Polner's review repeats the tired old misleading supposition that U.S. intervention in Viet-Nam lead to "and three million Southeast Asians dead." Doesn't anyone out there in Left field recall that when, in 1965, major U.S. troop formations were committed to battle in Viet-Nam the Soviet & North Vietnamese armed & advised Viet Cong were on the verge of cutting South Viet-Nam in two? As the war between the North Vietnamese led & commanded Viet Cong progressed more & more North Vietnamese Army soldiers were fed into Viet Cong ranks and the South Vietnamese leadership of the Viet Cong became supplanted by North Viets? Indeed, after Tet 1968, when the Viet Cong of South Viet-Nam had been destroyed as an effective fighting force, virtually all of its leadership became North Vietnamese, answerable directly to Hanoi. In other words, the war did not begin with U.S. ntervention. The war had been under way for years prior to U.S. intervention on behalf of the South Viets.

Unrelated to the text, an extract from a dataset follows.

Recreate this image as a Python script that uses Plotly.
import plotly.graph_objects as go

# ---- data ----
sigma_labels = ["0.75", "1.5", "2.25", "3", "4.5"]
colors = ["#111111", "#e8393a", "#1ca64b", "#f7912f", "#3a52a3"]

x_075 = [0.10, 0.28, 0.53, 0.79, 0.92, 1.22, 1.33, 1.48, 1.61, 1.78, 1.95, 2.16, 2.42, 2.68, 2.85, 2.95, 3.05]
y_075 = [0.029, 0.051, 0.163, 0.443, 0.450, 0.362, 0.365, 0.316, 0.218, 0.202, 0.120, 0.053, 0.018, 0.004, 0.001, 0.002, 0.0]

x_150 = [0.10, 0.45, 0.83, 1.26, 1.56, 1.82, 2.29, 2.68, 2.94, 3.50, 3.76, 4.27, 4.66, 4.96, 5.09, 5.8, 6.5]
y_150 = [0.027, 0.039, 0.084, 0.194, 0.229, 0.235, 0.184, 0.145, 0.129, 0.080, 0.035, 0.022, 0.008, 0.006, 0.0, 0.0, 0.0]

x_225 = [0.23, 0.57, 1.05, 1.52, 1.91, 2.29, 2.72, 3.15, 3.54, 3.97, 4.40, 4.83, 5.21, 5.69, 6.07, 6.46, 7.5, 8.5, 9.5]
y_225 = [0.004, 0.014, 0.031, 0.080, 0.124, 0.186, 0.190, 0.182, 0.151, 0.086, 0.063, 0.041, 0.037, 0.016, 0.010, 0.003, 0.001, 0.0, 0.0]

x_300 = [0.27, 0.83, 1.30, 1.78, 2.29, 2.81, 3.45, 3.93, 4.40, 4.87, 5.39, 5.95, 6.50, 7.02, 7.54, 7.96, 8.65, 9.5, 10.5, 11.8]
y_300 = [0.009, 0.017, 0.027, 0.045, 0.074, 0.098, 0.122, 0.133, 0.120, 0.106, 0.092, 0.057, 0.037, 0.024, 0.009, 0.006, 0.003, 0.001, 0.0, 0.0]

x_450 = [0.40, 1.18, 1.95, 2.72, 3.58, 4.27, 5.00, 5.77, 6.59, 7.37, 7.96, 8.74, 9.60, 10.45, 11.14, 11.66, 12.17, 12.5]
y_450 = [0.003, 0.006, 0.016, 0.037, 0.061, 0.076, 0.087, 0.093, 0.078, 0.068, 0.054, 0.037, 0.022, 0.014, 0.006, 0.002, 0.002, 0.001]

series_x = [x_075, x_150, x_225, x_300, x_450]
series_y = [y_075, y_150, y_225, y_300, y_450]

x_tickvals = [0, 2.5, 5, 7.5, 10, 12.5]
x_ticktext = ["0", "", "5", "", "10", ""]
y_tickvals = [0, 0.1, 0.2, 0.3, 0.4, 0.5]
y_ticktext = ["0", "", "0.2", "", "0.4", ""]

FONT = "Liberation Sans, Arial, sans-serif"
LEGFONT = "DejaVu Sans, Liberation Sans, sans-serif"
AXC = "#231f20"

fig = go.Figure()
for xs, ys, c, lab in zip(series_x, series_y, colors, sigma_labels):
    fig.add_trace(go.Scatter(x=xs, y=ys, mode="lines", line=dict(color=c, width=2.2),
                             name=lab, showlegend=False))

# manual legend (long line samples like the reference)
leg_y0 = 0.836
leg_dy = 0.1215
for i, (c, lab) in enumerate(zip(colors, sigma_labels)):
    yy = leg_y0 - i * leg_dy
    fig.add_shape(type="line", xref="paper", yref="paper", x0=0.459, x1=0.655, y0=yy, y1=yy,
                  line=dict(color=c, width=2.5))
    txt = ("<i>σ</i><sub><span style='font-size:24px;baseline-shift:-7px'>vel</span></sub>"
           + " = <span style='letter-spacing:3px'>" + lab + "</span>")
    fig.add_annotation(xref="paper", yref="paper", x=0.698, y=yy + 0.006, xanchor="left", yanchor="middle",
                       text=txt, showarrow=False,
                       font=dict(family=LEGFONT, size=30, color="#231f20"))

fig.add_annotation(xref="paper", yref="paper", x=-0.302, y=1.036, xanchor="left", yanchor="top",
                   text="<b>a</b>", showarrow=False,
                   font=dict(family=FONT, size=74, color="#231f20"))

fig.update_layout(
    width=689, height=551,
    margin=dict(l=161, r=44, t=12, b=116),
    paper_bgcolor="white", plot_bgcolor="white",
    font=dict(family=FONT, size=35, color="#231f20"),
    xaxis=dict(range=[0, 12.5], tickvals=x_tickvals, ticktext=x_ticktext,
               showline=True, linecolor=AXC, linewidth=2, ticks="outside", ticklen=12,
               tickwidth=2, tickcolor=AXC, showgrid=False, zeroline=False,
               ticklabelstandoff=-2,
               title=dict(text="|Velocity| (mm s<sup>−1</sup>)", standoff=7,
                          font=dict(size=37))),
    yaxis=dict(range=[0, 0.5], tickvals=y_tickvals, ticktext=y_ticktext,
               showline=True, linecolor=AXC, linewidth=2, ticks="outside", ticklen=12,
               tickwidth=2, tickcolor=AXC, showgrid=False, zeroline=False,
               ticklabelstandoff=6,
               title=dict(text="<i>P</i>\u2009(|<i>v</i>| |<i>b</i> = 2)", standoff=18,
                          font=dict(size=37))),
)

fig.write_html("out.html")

In short, soon after February, 1968 combat in South Viet-Nam was largely confined to North Vietnamese Army infiltraters and South Vietnamese forces loyal to the Saigon government. In other words, the Viets, both South Vietnamese & North Vietnamese, to die in South Viet-Nam were victims of Communist aggression rather than U.S. intervention.

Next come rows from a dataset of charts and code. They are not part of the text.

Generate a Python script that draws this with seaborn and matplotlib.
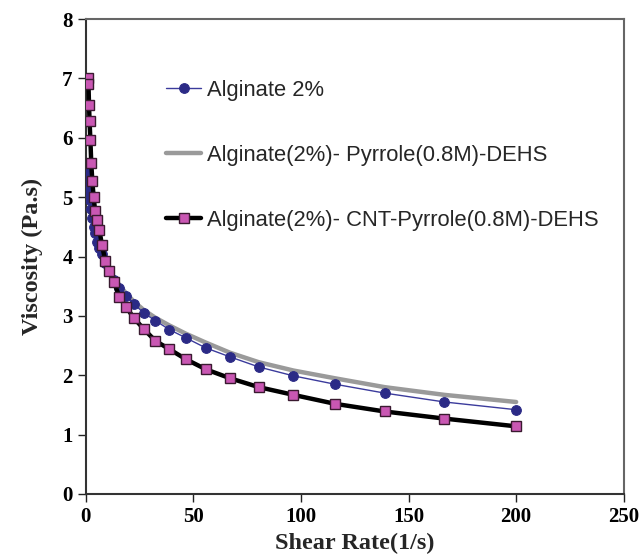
import numpy as np
import pandas as pd
import seaborn as sns
import matplotlib.pyplot as plt

# shear rate (1/s)
shear = [1.0, 1.2, 1.45, 1.7, 2.1, 2.5, 3.0, 3.6, 4.3, 5.2, 6.3, 7.5, 9.0,
         10.8, 13.0, 15.6, 18.7, 22.4, 26.9, 32.3, 38.8, 46.5, 55.8, 67.0,
         80.4, 96.5, 115.7, 138.9, 166.7, 200.0]

# viscosity (Pa.s)
alginate = [5.40, 5.30, 5.15, 5.05, 4.95, 4.80, 4.65, 4.50, 4.40, 4.25, 4.15,
            4.05, 3.90, 3.75, 3.60, 3.47, 3.34, 3.20, 3.05, 2.92, 2.77, 2.63,
            2.46, 2.31, 2.14, 1.99, 1.85, 1.70, 1.55, 1.42]
pyrrole = [5.45, 5.35, 5.20, 5.10, 5.00, 4.85, 4.70, 4.55, 4.45, 4.30, 4.20,
           4.10, 3.95, 3.80, 3.65, 3.52, 3.38, 3.24, 3.10, 2.97, 2.84, 2.70,
           2.55, 2.38, 2.22, 2.08, 1.95, 1.80, 1.67, 1.55]
cnt_pyrrole = [7.01, 6.90, 6.56, 6.28, 5.96, 5.57, 5.27, 5.00, 4.77, 4.61,
               4.44, 4.19, 3.93, 3.75, 3.57, 3.32, 3.15, 2.96, 2.78, 2.58,
               2.44, 2.27, 2.10, 1.95, 1.80, 1.67, 1.52, 1.39, 1.27, 1.14]

labels = ["Alginate 2%",
          "Alginate(2%)- Pyrrole(0.8M)-DEHS",
          "Alginate(2%)- CNT-Pyrrole(0.8M)-DEHS"]

df = pd.DataFrame({"shear": shear, "alg": alginate,
                   "pyr": pyrrole, "cnt": cnt_pyrrole})

sns.set_style("white")
plt.rcParams['font.family'] = ['Liberation Serif', 'DejaVu Serif']

fig = plt.figure(figsize=(6.41, 5.58), dpi=100)
ax = fig.add_axes([0.134, 0.1147, 0.839, 0.851])

sns.lineplot(data=df, x="shear", y="pyr", ax=ax, color="#9a9a9a",
             linewidth=3.2, label=labels[1], zorder=2)
sns.lineplot(data=df, x="shear", y="alg", ax=ax, color="#3b3b9c",
             linewidth=1.0, marker="o", markersize=7,
             markerfacecolor="#2b2a86", markeredgecolor="#2b2a86",
             label=labels[0], zorder=3)
sns.lineplot(data=df, x="shear", y="cnt", ax=ax, color="black",
             linewidth=3.2, marker="s", markersize=6.5,
             markerfacecolor="#c957b3", markeredgecolor="#3a1a30",
             markeredgewidth=1.0, label=labels[2], zorder=4)

ax.set_xlim(0, 250)
ax.set_ylim(0, 8)
ax.set_xticks(np.arange(0, 251, 50))
ax.set_yticks(np.arange(0, 9, 1))
ax.tick_params(axis="both", direction="out", length=6, width=1.0,
               labelsize=15, bottom=True, left=True, top=False, right=False,
               colors="#222222")
for t in ax.get_xticklabels() + ax.get_yticklabels():
    t.set_fontweight("bold")
    t.set_color("black")

ax.set_xlabel("Shear Rate(1/s)", fontsize=17.5, fontweight="bold", labelpad=4)
ax.set_ylabel("Viscosity (Pa.s)", fontsize=17.5, fontweight="bold", labelpad=14)

for side in ["left", "bottom"]:
    ax.spines[side].set_color("#333333")
    ax.spines[side].set_linewidth(1.5)
for side in ["top", "right"]:
    ax.spines[side].set_color("#666666")
    ax.spines[side].set_linewidth(1.5)

handles, labs = ax.get_legend_handles_labels()
order = [labs.index(l) for l in labels]
ax.legend([handles[i] for i in order], [labs[i] for i in order],
          loc="upper left", bbox_to_anchor=(0.149, 0.872), frameon=False,
          borderaxespad=0, borderpad=0, handlelength=1.6, handletextpad=0.28,
          labelspacing=2.0, prop={"family": "Liberation Sans", "size": 15.8})

fig.savefig("out.png", dpi=100)
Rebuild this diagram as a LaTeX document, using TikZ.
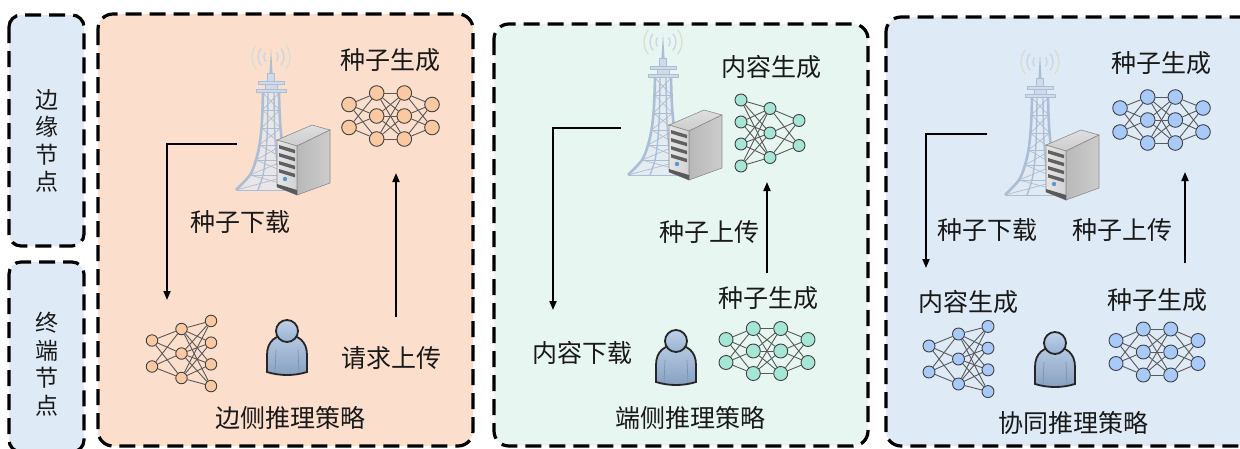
\documentclass[tikz,border=0pt]{standalone}
\usepackage{xcolor}
\usepackage{fontspec}
\newfontfamily\cjk{Noto Sans CJK SC}
\usepackage{tikz}
\usetikzlibrary{arrows.meta}

\definecolor{sidefill}{RGB}{222,235,247}
\definecolor{peachbg}{RGB}{252,222,205}
\definecolor{peachnode}{RGB}{250,201,162}
\definecolor{mintbg}{RGB}{232,246,241}
\definecolor{mintnode}{RGB}{166,230,214}
\definecolor{bluebg}{RGB}{222,234,246}
\definecolor{bluenode}{RGB}{168,202,250}
\definecolor{towerc}{RGB}{172,190,213}
\definecolor{towerlight}{RGB}{208,219,233}
\definecolor{wavein}{RGB}{200,214,226}
\definecolor{waveout}{RGB}{218,222,205}
\definecolor{userfill}{RGB}{150,178,214}

% fully connected layers: name, centre, fill, size, {x/count/gap,...}
\newcommand{\mlp}[5]{%
  \begin{scope}[shift={#2}]
    \foreach \lx/\ln/\lg [count=\k, remember=\ln as \pn (initially 0)] in {#5}{
      \foreach \i in {1,...,\ln}
        \node[neuron, fill=#3, minimum size=#4] (#1-\k-\i) at (\lx, {(\i-(\ln+1)/2)*\lg}) {};
      \ifnum\k>1
        \pgfmathtruncatemacro\pk{\k-1}
        \foreach \i in {1,...,\ln}
          \foreach \j in {1,...,\pn}
            \draw[synapse] (#1-\pk-\j) -- (#1-\k-\i);
      \fi
    }
  \end{scope}}

\tikzset{
  % base station: lattice tower with a server beside it
  station/.pic={
    \foreach \r/\c in {7/wavein, 13/wavein, 19/waveout}{
      \draw[draw=\c, line width=1.3pt] ([shift={(140:\r)}]0,-133) arc[start angle=140, end angle=220, radius=\r];
      \draw[draw=\c, line width=1.3pt] ([shift={(-40:\r)}]0,-133) arc[start angle=-40, end angle=40, radius=\r];
    }
    \fill[towerlight!60, opacity=0.7] plot[smooth] coordinates {(-8,-97) (-8.5,-80) (-9.5,-62) (-11.5,-45) (-15,-30) (-21,-15) (-35,0)}
      -- plot[smooth] coordinates {(35,0) (21,-15) (15,-30) (11.5,-45) (9.5,-62) (8.5,-80) (8,-97)} -- cycle;
    \fill[towerc] (0,-141) -- (1.6,-117) -- (-1.6,-117) -- cycle;
    \filldraw[fill=towerlight, draw=towerc, line width=0.8pt] (-3.5,-117) rectangle (3.5,-109);
    \filldraw[fill=towerlight, draw=towerc, line width=0.8pt] (-13,-109) rectangle (13,-106);
    \filldraw[fill=towerlight, draw=towerc, line width=0.8pt] (-6,-106) rectangle (6,-101);
    \filldraw[fill=towerlight, draw=towerc, line width=0.8pt] (-15,-101) rectangle (15,-97.5);
    % legs
    \draw[towerc, line width=2.6pt] plot[smooth] coordinates {(-8,-97) (-8.5,-80) (-9.5,-62) (-11.5,-45) (-15,-30) (-21,-15) (-35,0)};
    \draw[towerc, line width=2.6pt] plot[smooth] coordinates {(8,-97) (8.5,-80) (9.5,-62) (11.5,-45) (15,-30) (21,-15) (35,0)};
    \draw[towerc, line width=1.4pt] plot[smooth] coordinates {(-3,-97) (-3.2,-80) (-3.6,-62) (-4.4,-45) (-5.7,-30) (-8,-15) (-13,0)};
    \draw[towerc, line width=1.4pt] plot[smooth] coordinates {(3,-97) (3.2,-80) (3.6,-62) (4.4,-45) (5.7,-30) (8,-15) (13,0)};
    % bracing
    \foreach \ya/\xa/\yb/\xb in {-97/8/-80/8.5, -80/8.5/-62/9.5, -62/9.5/-45/11.5, -45/11.5/-30/15, -30/15/-15/21, -15/21/0/35}{
      \draw[towerc, line width=0.7pt] (-\xa,\ya) -- (\xb,\yb);
      \draw[towerc, line width=0.7pt] (\xa,\ya) -- (-\xb,\yb);
      \draw[towerc, line width=0.9pt] (-\xb,\yb) -- (\xb,\yb);
    }
    % server
    \draw[black!45, line width=0.6pt, top color=gray!25, bottom color=gray!40] (6,-50) -- (26,-44) -- (59,-60) -- (41,-65) -- cycle;
    \draw[black!45, line width=0.6pt, left color=gray!55, right color=gray!40] (26,-44) -- (59,-60) -- (59,-7) -- (26,5) -- cycle;
    \draw[black!45, line width=0.6pt, left color=gray!20, right color=gray!35] (6,-50) -- (26,-44) -- (26,5) -- (6,-3) -- cycle;
    \foreach \s in {-45,-37,-29,-21}
      \fill[gray!75!black] (8,\s) -- (24,\s+4.8) -- (24,\s+8.3) -- (8,\s+3.5) -- cycle;
    \fill[gray!70!black] (6,-6) -- (26,0) -- (26,5) -- (6,-3) -- cycle;
    \fill[cyan!60!blue!70] (14,-11) circle (2.2);
  },
  % terminal user
  user/.pic={
    \draw[black!85, line width=1.8pt, top color=userfill!70, bottom color=userfill!90!black]
      (-20,41) -- (-20,24) .. controls (-20,10) and (-11,4) .. (0,4)
      .. controls (11,4) and (20,10) .. (20,24) -- (20,41)
      .. controls (7,45) and (-7,45) .. (-20,41) -- cycle;
    \draw[userfill!80!black, line width=0.6pt] (-11,19) .. controls (-12,30) .. (-12,42);
    \draw[userfill!80!black, line width=0.6pt] (11,19) .. controls (12,30) .. (12,42);
    \draw[black!85, line width=1.8pt, top color=userfill!60, bottom color=userfill] (0,0) circle (11);
  }
}

\begin{document}
\begin{tikzpicture}[
    x=1pt, y=-1pt,
    every node/.style={font=\cjk\fontsize{25}{30}\selectfont, text=black!90, inner sep=0pt},
    panel/.style={draw=black, line width=3.2pt, dash pattern=on 16pt off 8pt, rounded corners=15pt},
    sidebox/.style={panel, rounded corners=12pt, fill=sidefill},
    side label/.style={align=center, font=\cjk\fontsize{23}{27.5}\selectfont},
    neuron/.style={circle, draw=black!75, line width=0.9pt, inner sep=0pt},
    synapse/.style={draw=black!65, line width=0.9pt},
    flow/.style={line width=1.8pt, -{Triangle[length=9pt, width=7pt]}}
  ]

  \useasboundingbox (0,0) rectangle (1240,448);
  \clip (0,0) rectangle (1240,448);
  \fill[white] (0,0) rectangle (1240,448);

  % Node types
  \draw[sidebox] (9,15) rectangle (84,246);
  \node[side label] (edgelbl) at (47,141) {边\\缘\\节\\点};
  \draw[sidebox] (9,262) rectangle (84,452);
  \node[side label] (termlbl) at (47,364) {终\\端\\节\\点};

  % Edge-side inference
  \draw[panel, fill=peachbg] (98,14) rectangle (473,446);
  \pic (bs1) at (271,190) {station};
  \node (gen1) at (390,60) {种子生成};
  \mlp{n1}{(390.5,116)}{peachnode}{14.6pt}{-41.5/2/23, -13.8/3/23, 13.8/3/23, 41.5/2/23}
  \coordinate (dl1a) at (237,144);
  \coordinate (dl1b) at (167,300);
  \draw[flow] (dl1a) -| (dl1b);
  \node (dl1) at (240,222) {种子下载};
  \mlp{n2}{(181.5,353.5)}{peachnode}{11.5pt}{-29.5/2/26, 0/3/24.5, 29.5/4/21.7}
  \pic (u1) at (287,331) {user};
  \coordinate (up1a) at (396,317);
  \coordinate (up1b) at (396,173);
  \draw[flow] (up1a) -- (up1b);
  \node (req1) at (391,358) {请求上传};
  \node (cap1) at (290,418) {边侧推理策略};

  % Device-side inference
  \draw[panel, fill=mintbg] (494,24) rectangle (868,446);
  \pic (bs2) at (663,175) {station};
  \node (gen2) at (771,67) {内容生成};
  \mlp{n3}{(770,133)}{mintnode}{12pt}{-29/4/22, 0/3/24.5, 29/2/25}
  \coordinate (dl2a) at (621,128);
  \coordinate (dl2b) at (553,310);
  \draw[flow] (dl2a) -| (dl2b);
  \node (dl2) at (582,353) {内容下载};
  \pic (u2) at (676,341) {user};
  \node (seed2) at (768,298) {种子生成};
  \mlp{n4}{(767,351)}{mintnode}{14pt}{-41/2/23, -13.7/3/22.5, 13.7/3/22.5, 41/2/23}
  \coordinate (up2a) at (767,273);
  \coordinate (up2b) at (767,182);
  \draw[flow] (up2a) -- (up2b);
  \node (up2) at (709,232) {种子上传};
  \node (cap2) at (690,418) {端侧推理策略};

  % Collaborative inference
  \draw[panel, fill=bluebg] (886,17) rectangle (1254,446);
  \pic (bs3) at (1040,195) {station};
  \node (gen3) at (1161,63) {种子生成};
  \mlp{n5}{(1161.5,120)}{bluenode}{14.6pt}{-41.5/2/24, -13.8/3/23, 13.8/3/23, 41.5/2/24}
  \coordinate (dl3a) at (987,134);
  \coordinate (dl3b) at (926,268);
  \draw[flow] (dl3a) -| (dl3b);
  \node (dl3) at (987,230) {种子下载};
  \coordinate (up3a) at (1185,263);
  \coordinate (up3b) at (1185,172);
  \draw[flow] (up3a) -- (up3b);
  \node (up3) at (1122,230) {种子上传};
  \node (gen3b) at (968,302) {内容生成};
  \mlp{n6}{(958.5,359)}{bluenode}{12pt}{-29.5/2/26, 0/3/25, 29.5/4/21.7}
  \pic (u3) at (1055,343) {user};
  \node (seed3) at (1157,300) {种子生成};
  \mlp{n7}{(1157,352)}{bluenode}{14pt}{-41/2/23, -13.7/3/23, 13.7/3/23, 41/2/23}
  \node (cap3) at (1073,423) {协同推理策略};

\end{tikzpicture}
\end{document}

One wonders how the Boat People in Westminister, California would react to a visit by Polner, during which he bleated all that was bad that happened in Viet-Nam was the fault of the U.S. rather than the Communists against whom we fought?

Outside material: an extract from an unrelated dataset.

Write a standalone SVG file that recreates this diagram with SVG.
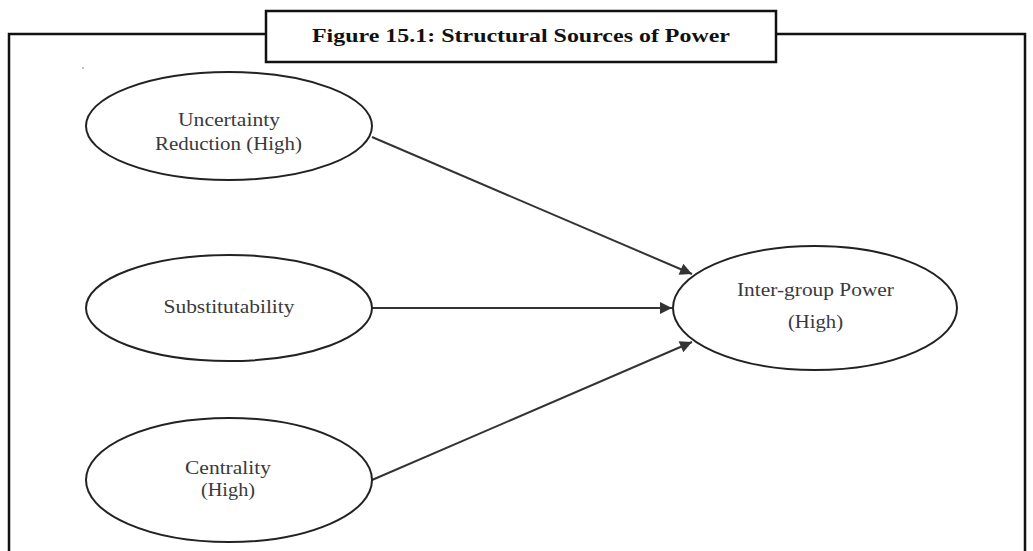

Because the Boat People of Westminister had erected in a park in Westminister at their own cost, their donations, with their own hard-earned dollars, a bronze monument depicting a heroic-sized American G.I. standing sid-by-side with an ARVN, a South Vietnamese soldier, had constructed in the park a kiosk listing the ARVN dead in the war AND another kiosk listing the U.S. Viet-Nam War dead it my guess Polner's typical Leftist, draft-didging academic's bleating in support of the murderous Communists wouldn't go over very well with the good folks of Westminister. Nor, one supposes, with any of the other Boat People who've settled in the U.S.


Dave Livingston - 1/7/2005

The guy must have had a persional problem.

In contrast to his experience, never once in my two tours in 'Nam, which amounted to 22 months in-country, until I was seriously WIA & evacuated did I ever give the least consideration to the possibility of being fragged. My first tour, 15 Sept. 1966-14 Sept. 1967, was as a Lieutenant in the 1st Infantry Division in III Corps; my second tour was as a Captain with the 101st Airborne, early March, 1969- 22 January 1970, in northern I Corps.

Although there was a fragging of the hooch of some of our NCOs the second tour, as said, I never gave the notion of myself being a target of a fragging. Never once! But then, I'm an easy-going sort who likes people.
Nonetheless, had I not been hit in the 11th month of my second twelve-month tour, there's little question I'd gone back for a third yeasr-long tour of fighting in exptic Indochina. Easy-going or no I discovered it was a job that suited me, one at which I was pretty good.

If one looks at the stats for the war, one will notice that the 1st Division & the 101st were two of the three divisions with the most battlefield casualities (the other was the 1st Cavalry Division).